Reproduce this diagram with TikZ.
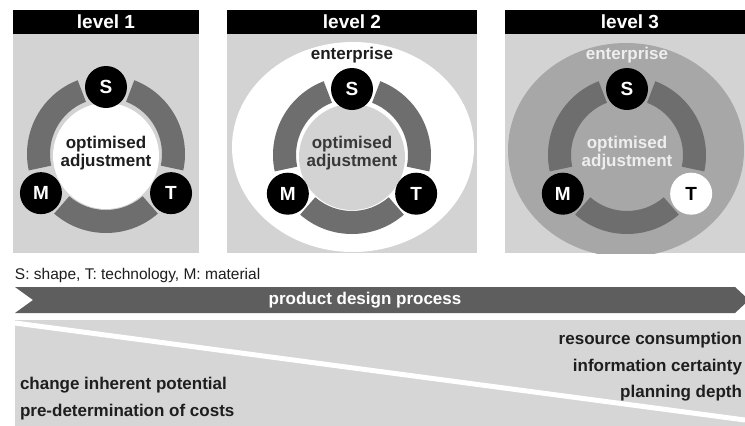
\documentclass[tikz,border=0pt]{standalone}
\usepackage{fontspec}
\setmainfont{Liberation Sans}
\usetikzlibrary{calc}
\definecolor{panelbg}{HTML}{D3D3D3}
\definecolor{arccol}{HTML}{6E6E6E}
\definecolor{bigcirc}{HTML}{A7A7A7}
\definecolor{lighttxt}{HTML}{EEEEEE}
\definecolor{bandcol}{HTML}{5E5E5E}
\definecolor{lowbg}{HTML}{D6D6D6}
\definecolor{darktxt}{HTML}{1E1E1E}
\newcommand\ringarcs[1]{%
  \foreach \a/\b in {111/192,229/311,348/429}{%
    \fill[arccol] ($(#1)+(\a:56pt)$) arc[start angle=\a, end angle=\b, radius=56pt]
      -- ($(#1)+(\b:79pt)$) arc[start angle=\b, end angle=\a, radius=79pt] -- cycle;}}
\begin{document}
\begin{tikzpicture}[x=1pt,y=1pt,
  every node/.style={inner sep=0pt, outer sep=0pt},
  hdrtext/.style={text=white, font=\fontsize{19}{21}\selectfont\bfseries},
  ringtext/.style={font=\fontsize{17}{18.5}\selectfont\bfseries, align=center},
  smt/.style={circle, fill=black, minimum size=42pt, text=white, font=\fontsize{19}{19}\selectfont\bfseries},
  bottxt/.style={text=darktxt, font=\fontsize{17}{18}\selectfont\bfseries}]
\useasboundingbox (0,0) rectangle (745,-426);
\fill[white] (0,0) rectangle (745,-426);

% ---------- level 1 ----------
\fill[panelbg] (13,-34) rectangle (199,-253);
\fill[black] (13,-10) rectangle (199,-34);
\node[hdrtext] (h1) at (106,-22) {level 1};
\coordinate (a1) at (106,-154);
\coordinate (n1) at (106,-160);
\ringarcs{a1}
\fill[white] (106,-156) circle[radius=53pt];
\node[ringtext, text=darktxt] (o1) at (106,-153) {optimised\\adjustment};
\node[smt] (s1) at ($(n1)+(90:73pt)$) {S};
\node[smt] (m1) at ($(n1)+(207:73pt)$) {M};
\node[smt] (t1) at ($(n1)+(333:73pt)$) {T};

% ---------- level 2 ----------
\fill[panelbg] (227,-34) rectangle (477,-253);
\begin{scope}
  \clip (227,-34) rectangle (477,-253);
  \fill[white] (353,-147) ellipse[x radius=121pt, y radius=105pt];
\end{scope}
\fill[black] (227,-10) rectangle (477,-34);
\node[hdrtext] (h2) at (352,-22) {level 2};
\node[ringtext, text=darktxt] (e2) at (352,-55) {enterprise};
\coordinate (a2) at (352,-155);
\coordinate (n2) at (352,-161);
\ringarcs{a2}
\fill[panelbg] (352,-157) circle[radius=53pt];
\node[ringtext, text=black!78] (o2) at (352,-153) {optimised\\adjustment};
\node[smt] (s2) at ($(n2)+(90:72pt)$) {S};
\node[smt] (m2) at ($(n2)+(207:72pt)$) {M};
\node[smt] (t2) at ($(n2)+(333:72pt)$) {T};

% ---------- level 3 ----------
\fill[panelbg] (505,-34) rectangle (755,-253);
\begin{scope}
  \clip (505,-34) rectangle (755,-253);
  \fill[bigcirc] (626,-150) ellipse[x radius=118pt, y radius=107pt];
\end{scope}
\fill[black] (505,-10) rectangle (755,-34);
\node[hdrtext] (h3) at (630,-22) {level 3};
\node[ringtext, text=lighttxt] (e3) at (627,-55) {enterprise};
\coordinate (a3) at (627,-155);
\coordinate (n3) at (627,-161);
\ringarcs{a3}
\node[ringtext, text=lighttxt] (o3) at (627,-153) {optimised\\adjustment};
\node[smt] (s3) at ($(n3)+(90:72pt)$) {S};
\node[smt] (m3) at ($(n3)+(207:72pt)$) {M};
\node[smt, fill=white, text=black] (t3) at ($(n3)+(333:72pt)$) {T};

% ---------- legend ----------
\node[anchor=west, font=\fontsize{15.5}{17}\selectfont, text=darktxt] (leg) at (15,-275) {S: shape, T: technology, M: material};

% ---------- process band ----------
\fill[bandcol] (15,-287) -- (735,-287) -- (749,-300) -- (735,-313) -- (15,-313) -- (33,-300) -- cycle;
\node[text=white, font=\fontsize{17}{18}\selectfont\bfseries] (pdp) at (365,-300) {product design process};

% ---------- bottom area ----------
\fill[lowbg] (15,-320) rectangle (745,-426);
\coordinate (dl) at (15,-323);
\coordinate (dr) at (745,-420);
\draw[white, line width=5pt] (dl) -- (dr);
\node[bottxt, anchor=east] (r1) at (742,-340) {resource consumption};
\node[bottxt, anchor=east] (r2) at (742,-367) {information certainty};
\node[bottxt, anchor=east] (r3) at (742,-393) {planning depth};
\node[bottxt, anchor=west] (l1) at (20,-385) {change inherent potential};
\node[bottxt, anchor=west] (l2) at (20,-412) {pre-determination of costs};
\end{tikzpicture}
\end{document}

(SHORT PROBLEM): Pictures in the data above should not be copied; transcribe everything else exactly.

(ANSWER TO THE TASK):
Reproduce this diagram with TikZ.
\documentclass[tikz,border=0pt]{standalone}
\usepackage{fontspec}
\setmainfont{Liberation Sans}
\usetikzlibrary{calc}
\definecolor{panelbg}{HTML}{D3D3D3}
\definecolor{arccol}{HTML}{6E6E6E}
\definecolor{bigcirc}{HTML}{A7A7A7}
\definecolor{lighttxt}{HTML}{EEEEEE}
\definecolor{bandcol}{HTML}{5E5E5E}
\definecolor{lowbg}{HTML}{D6D6D6}
\definecolor{darktxt}{HTML}{1E1E1E}
\newcommand\ringarcs[1]{%
  \foreach \a/\b in {111/192,229/311,348/429}{%
    \fill[arccol] ($(#1)+(\a:56pt)$) arc[start angle=\a, end angle=\b, radius=56pt]
      -- ($(#1)+(\b:79pt)$) arc[start angle=\b, end angle=\a, radius=79pt] -- cycle;}}
\begin{document}
\begin{tikzpicture}[x=1pt,y=1pt,
  every node/.style={inner sep=0pt, outer sep=0pt},
  hdrtext/.style={text=white, font=\fontsize{19}{21}\selectfont\bfseries},
  ringtext/.style={font=\fontsize{17}{18.5}\selectfont\bfseries, align=center},
  smt/.style={circle, fill=black, minimum size=42pt, text=white, font=\fontsize{19}{19}\selectfont\bfseries},
  bottxt/.style={text=darktxt, font=\fontsize{17}{18}\selectfont\bfseries}]
\useasboundingbox (0,0) rectangle (745,-426);
\fill[white] (0,0) rectangle (745,-426);

% ---------- level 1 ----------
\fill[panelbg] (13,-34) rectangle (199,-253);
\fill[black] (13,-10) rectangle (199,-34);
\node[hdrtext] (h1) at (106,-22) {level 1};
\coordinate (a1) at (106,-154);
\coordinate (n1) at (106,-160);
\ringarcs{a1}
\fill[white] (106,-156) circle[radius=53pt];
\node[ringtext, text=darktxt] (o1) at (106,-153) {optimised\\adjustment};
\node[smt] (s1) at ($(n1)+(90:73pt)$) {S};
\node[smt] (m1) at ($(n1)+(207:73pt)$) {M};
\node[smt] (t1) at ($(n1)+(333:73pt)$) {T};

% ---------- level 2 ----------
\fill[panelbg] (227,-34) rectangle (477,-253);
\begin{scope}
  \clip (227,-34) rectangle (477,-253);
  \fill[white] (353,-147) ellipse[x radius=121pt, y radius=105pt];
\end{scope}
\fill[black] (227,-10) rectangle (477,-34);
\node[hdrtext] (h2) at (352,-22) {level 2};
\node[ringtext, text=darktxt] (e2) at (352,-55) {enterprise};
\coordinate (a2) at (352,-155);
\coordinate (n2) at (352,-161);
\ringarcs{a2}
\fill[panelbg] (352,-157) circle[radius=53pt];
\node[ringtext, text=black!78] (o2) at (352,-153) {optimised\\adjustment};
\node[smt] (s2) at ($(n2)+(90:72pt)$) {S};
\node[smt] (m2) at ($(n2)+(207:72pt)$) {M};
\node[smt] (t2) at ($(n2)+(333:72pt)$) {T};

% ---------- level 3 ----------
\fill[panelbg] (505,-34) rectangle (755,-253);
\begin{scope}
  \clip (505,-34) rectangle (755,-253);
  \fill[bigcirc] (626,-150) ellipse[x radius=118pt, y radius=107pt];
\end{scope}
\fill[black] (505,-10) rectangle (755,-34);
\node[hdrtext] (h3) at (630,-22) {level 3};
\node[ringtext, text=lighttxt] (e3) at (627,-55) {enterprise};
\coordinate (a3) at (627,-155);
\coordinate (n3) at (627,-161);
\ringarcs{a3}
\node[ringtext, text=lighttxt] (o3) at (627,-153) {optimised\\adjustment};
\node[smt] (s3) at ($(n3)+(90:72pt)$) {S};
\node[smt] (m3) at ($(n3)+(207:72pt)$) {M};
\node[smt, fill=white, text=black] (t3) at ($(n3)+(333:72pt)$) {T};

% ---------- legend ----------
\node[anchor=west, font=\fontsize{15.5}{17}\selectfont, text=darktxt] (leg) at (15,-275) {S: shape, T: technology, M: material};

% ---------- process band ----------
\fill[bandcol] (15,-287) -- (735,-287) -- (749,-300) -- (735,-313) -- (15,-313) -- (33,-300) -- cycle;
\node[text=white, font=\fontsize{17}{18}\selectfont\bfseries] (pdp) at (365,-300) {product design process};

% ---------- bottom area ----------
\fill[lowbg] (15,-320) rectangle (745,-426);
\coordinate (dl) at (15,-323);
\coordinate (dr) at (745,-420);
\draw[white, line width=5pt] (dl) -- (dr);
\node[bottxt, anchor=east] (r1) at (742,-340) {resource consumption};
\node[bottxt, anchor=east] (r2) at (742,-367) {information certainty};
\node[bottxt, anchor=east] (r3) at (742,-393) {planning depth};
\node[bottxt, anchor=west] (l1) at (20,-385) {change inherent potential};
\node[bottxt, anchor=west] (l2) at (20,-412) {pre-determination of costs};
\end{tikzpicture}
\end{document}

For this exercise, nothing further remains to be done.